## Source data:
— START —
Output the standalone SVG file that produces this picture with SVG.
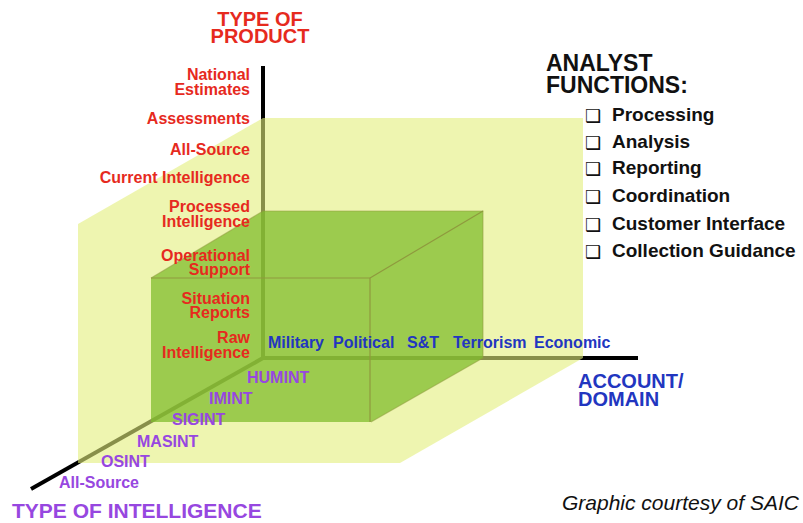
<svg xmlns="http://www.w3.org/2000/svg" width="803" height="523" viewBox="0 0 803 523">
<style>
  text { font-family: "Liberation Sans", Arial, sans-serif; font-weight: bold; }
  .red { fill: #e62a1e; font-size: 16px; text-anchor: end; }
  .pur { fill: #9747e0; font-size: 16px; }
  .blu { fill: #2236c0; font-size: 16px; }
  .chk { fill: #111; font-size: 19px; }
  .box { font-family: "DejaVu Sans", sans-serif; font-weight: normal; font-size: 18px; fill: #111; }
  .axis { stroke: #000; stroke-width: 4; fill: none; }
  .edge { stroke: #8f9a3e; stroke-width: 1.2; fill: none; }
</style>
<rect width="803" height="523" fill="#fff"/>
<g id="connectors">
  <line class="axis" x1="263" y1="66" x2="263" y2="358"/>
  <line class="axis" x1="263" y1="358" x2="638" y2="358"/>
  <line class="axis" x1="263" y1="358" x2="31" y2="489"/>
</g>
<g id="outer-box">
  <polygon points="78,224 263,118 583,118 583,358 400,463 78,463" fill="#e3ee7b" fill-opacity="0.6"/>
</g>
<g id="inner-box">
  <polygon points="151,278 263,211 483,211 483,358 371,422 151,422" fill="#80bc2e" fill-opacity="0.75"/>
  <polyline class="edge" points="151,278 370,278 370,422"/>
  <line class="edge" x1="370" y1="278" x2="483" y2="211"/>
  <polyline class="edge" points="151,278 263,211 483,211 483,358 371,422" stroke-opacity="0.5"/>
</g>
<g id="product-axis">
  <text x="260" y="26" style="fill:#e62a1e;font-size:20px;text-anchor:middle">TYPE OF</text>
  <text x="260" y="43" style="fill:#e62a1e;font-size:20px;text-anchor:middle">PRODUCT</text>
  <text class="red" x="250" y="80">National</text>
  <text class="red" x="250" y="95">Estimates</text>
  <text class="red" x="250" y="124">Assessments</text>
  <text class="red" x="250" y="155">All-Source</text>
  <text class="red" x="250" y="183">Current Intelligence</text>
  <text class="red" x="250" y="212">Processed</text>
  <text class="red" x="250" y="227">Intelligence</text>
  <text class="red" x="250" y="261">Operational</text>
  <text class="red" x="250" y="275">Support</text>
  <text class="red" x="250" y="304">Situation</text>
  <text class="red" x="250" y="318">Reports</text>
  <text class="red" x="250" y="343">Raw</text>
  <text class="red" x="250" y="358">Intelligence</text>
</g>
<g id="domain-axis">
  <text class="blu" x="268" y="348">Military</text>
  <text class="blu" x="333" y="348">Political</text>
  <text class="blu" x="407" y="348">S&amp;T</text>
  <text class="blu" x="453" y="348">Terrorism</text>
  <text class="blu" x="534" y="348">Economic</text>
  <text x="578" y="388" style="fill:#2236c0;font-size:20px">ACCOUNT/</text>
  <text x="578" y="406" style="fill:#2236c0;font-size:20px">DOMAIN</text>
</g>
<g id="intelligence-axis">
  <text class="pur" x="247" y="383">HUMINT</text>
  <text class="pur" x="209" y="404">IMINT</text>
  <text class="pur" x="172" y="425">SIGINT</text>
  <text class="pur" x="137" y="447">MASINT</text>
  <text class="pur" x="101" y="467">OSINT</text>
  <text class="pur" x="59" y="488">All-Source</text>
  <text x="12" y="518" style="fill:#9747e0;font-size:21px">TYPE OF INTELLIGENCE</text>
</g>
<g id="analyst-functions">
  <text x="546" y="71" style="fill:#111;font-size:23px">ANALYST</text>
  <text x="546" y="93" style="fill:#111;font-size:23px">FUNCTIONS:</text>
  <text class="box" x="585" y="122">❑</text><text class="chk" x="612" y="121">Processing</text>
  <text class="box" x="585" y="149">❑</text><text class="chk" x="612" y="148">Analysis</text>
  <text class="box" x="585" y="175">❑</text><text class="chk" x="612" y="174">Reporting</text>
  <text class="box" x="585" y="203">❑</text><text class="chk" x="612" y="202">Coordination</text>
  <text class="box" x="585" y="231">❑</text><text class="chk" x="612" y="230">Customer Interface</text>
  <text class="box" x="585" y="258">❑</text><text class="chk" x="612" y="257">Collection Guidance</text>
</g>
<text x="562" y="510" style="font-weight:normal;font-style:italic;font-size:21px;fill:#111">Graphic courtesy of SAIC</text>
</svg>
— END —
## Description of the task:
Every line of the data should be copied as it stands, without the images.

## Answer to this problem:
Output the standalone SVG file that produces this picture with SVG.
<svg xmlns="http://www.w3.org/2000/svg" width="803" height="523" viewBox="0 0 803 523">
<style>
  text { font-family: "Liberation Sans", Arial, sans-serif; font-weight: bold; }
  .red { fill: #e62a1e; font-size: 16px; text-anchor: end; }
  .pur { fill: #9747e0; font-size: 16px; }
  .blu { fill: #2236c0; font-size: 16px; }
  .chk { fill: #111; font-size: 19px; }
  .box { font-family: "DejaVu Sans", sans-serif; font-weight: normal; font-size: 18px; fill: #111; }
  .axis { stroke: #000; stroke-width: 4; fill: none; }
  .edge { stroke: #8f9a3e; stroke-width: 1.2; fill: none; }
</style>
<rect width="803" height="523" fill="#fff"/>
<g id="connectors">
  <line class="axis" x1="263" y1="66" x2="263" y2="358"/>
  <line class="axis" x1="263" y1="358" x2="638" y2="358"/>
  <line class="axis" x1="263" y1="358" x2="31" y2="489"/>
</g>
<g id="outer-box">
  <polygon points="78,224 263,118 583,118 583,358 400,463 78,463" fill="#e3ee7b" fill-opacity="0.6"/>
</g>
<g id="inner-box">
  <polygon points="151,278 263,211 483,211 483,358 371,422 151,422" fill="#80bc2e" fill-opacity="0.75"/>
  <polyline class="edge" points="151,278 370,278 370,422"/>
  <line class="edge" x1="370" y1="278" x2="483" y2="211"/>
  <polyline class="edge" points="151,278 263,211 483,211 483,358 371,422" stroke-opacity="0.5"/>
</g>
<g id="product-axis">
  <text x="260" y="26" style="fill:#e62a1e;font-size:20px;text-anchor:middle">TYPE OF</text>
  <text x="260" y="43" style="fill:#e62a1e;font-size:20px;text-anchor:middle">PRODUCT</text>
  <text class="red" x="250" y="80">National</text>
  <text class="red" x="250" y="95">Estimates</text>
  <text class="red" x="250" y="124">Assessments</text>
  <text class="red" x="250" y="155">All-Source</text>
  <text class="red" x="250" y="183">Current Intelligence</text>
  <text class="red" x="250" y="212">Processed</text>
  <text class="red" x="250" y="227">Intelligence</text>
  <text class="red" x="250" y="261">Operational</text>
  <text class="red" x="250" y="275">Support</text>
  <text class="red" x="250" y="304">Situation</text>
  <text class="red" x="250" y="318">Reports</text>
  <text class="red" x="250" y="343">Raw</text>
  <text class="red" x="250" y="358">Intelligence</text>
</g>
<g id="domain-axis">
  <text class="blu" x="268" y="348">Military</text>
  <text class="blu" x="333" y="348">Political</text>
  <text class="blu" x="407" y="348">S&amp;T</text>
  <text class="blu" x="453" y="348">Terrorism</text>
  <text class="blu" x="534" y="348">Economic</text>
  <text x="578" y="388" style="fill:#2236c0;font-size:20px">ACCOUNT/</text>
  <text x="578" y="406" style="fill:#2236c0;font-size:20px">DOMAIN</text>
</g>
<g id="intelligence-axis">
  <text class="pur" x="247" y="383">HUMINT</text>
  <text class="pur" x="209" y="404">IMINT</text>
  <text class="pur" x="172" y="425">SIGINT</text>
  <text class="pur" x="137" y="447">MASINT</text>
  <text class="pur" x="101" y="467">OSINT</text>
  <text class="pur" x="59" y="488">All-Source</text>
  <text x="12" y="518" style="fill:#9747e0;font-size:21px">TYPE OF INTELLIGENCE</text>
</g>
<g id="analyst-functions">
  <text x="546" y="71" style="fill:#111;font-size:23px">ANALYST</text>
  <text x="546" y="93" style="fill:#111;font-size:23px">FUNCTIONS:</text>
  <text class="box" x="585" y="122">❑</text><text class="chk" x="612" y="121">Processing</text>
  <text class="box" x="585" y="149">❑</text><text class="chk" x="612" y="148">Analysis</text>
  <text class="box" x="585" y="175">❑</text><text class="chk" x="612" y="174">Reporting</text>
  <text class="box" x="585" y="203">❑</text><text class="chk" x="612" y="202">Coordination</text>
  <text class="box" x="585" y="231">❑</text><text class="chk" x="612" y="230">Customer Interface</text>
  <text class="box" x="585" y="258">❑</text><text class="chk" x="612" y="257">Collection Guidance</text>
</g>
<text x="562" y="510" style="font-weight:normal;font-style:italic;font-size:21px;fill:#111">Graphic courtesy of SAIC</text>
</svg>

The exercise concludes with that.